Arts and History. This is the national hub for museums, and I feel truly fortunate that I live within walking distance of some of the best in the world – namely the National Gallery of Canada, the Canadian Museum of Nature and the Canadian Museum of Civilization. Status Aboriginal people can get into the latter for free – rightfully so, probably because of all the traditional belongings housed there. I haven’t had a chance to branch out to some of the smaller galleries, but they’re on my list.

Pro Sports Teams. I grew up a diehard fan of the Toronto Maple Leafs. I think that’s all I gotta say. The local guys are growing on me though.

The Nod. I’ve explained what “the nod” is a few times in past posts, but it basically speaks to the Aboriginal presence in an urban setting. When spotting a fellow First Nations person on a city street is rare, you nod at each other to acknowledge your shared background and plight as an “Indian in the City”. When there are lots of others, you don’t necessarily need to. Although it isn’t as strong as in western cities like Winnipeg or Regina, there’s a visible Aboriginal presence on the streets of Ottawa that reflects the strong sense of community here.
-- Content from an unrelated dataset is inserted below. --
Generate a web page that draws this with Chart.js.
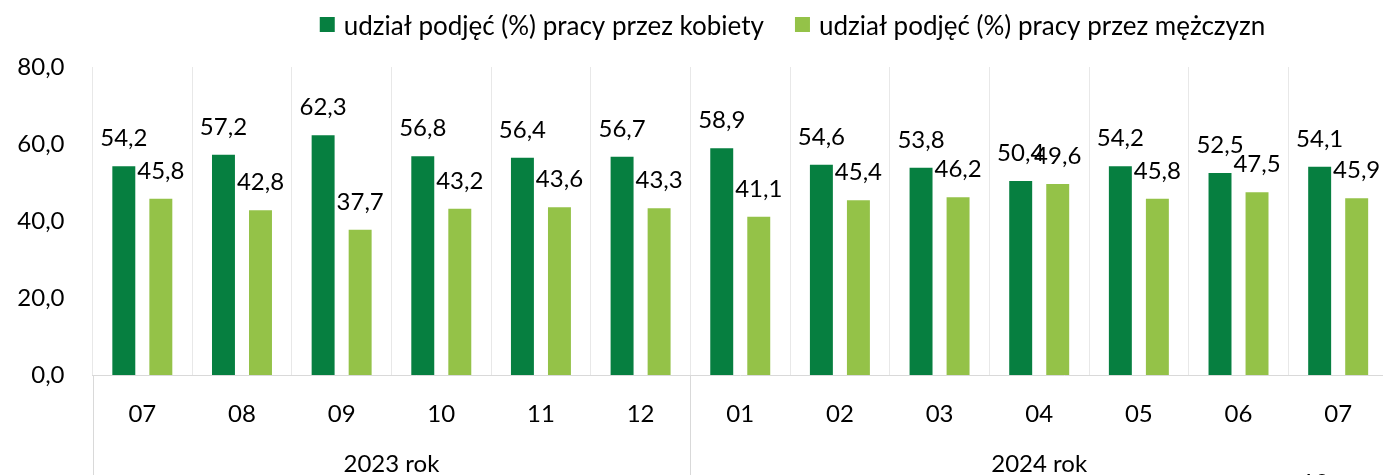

Sometimes you nod at others, sometimes you don’t have to. There are great resources like the Wabano Centre and the Odawa Centre for everyone to rely on. Although I enjoy seeing all walks of life on city streets, it’s comforting to see a strong Aboriginal community in the Capital.

There are many other things I really enjoy about living here, like my job, having lots of family in the same town, and the proximity to where I grew up. I miss lots about Winnipeg and Toronto, but this is home for now and I’m gonna make the most of it. Thanks to everyone who’s been so accommodating, and if we’ve never met, keep an eye out for me!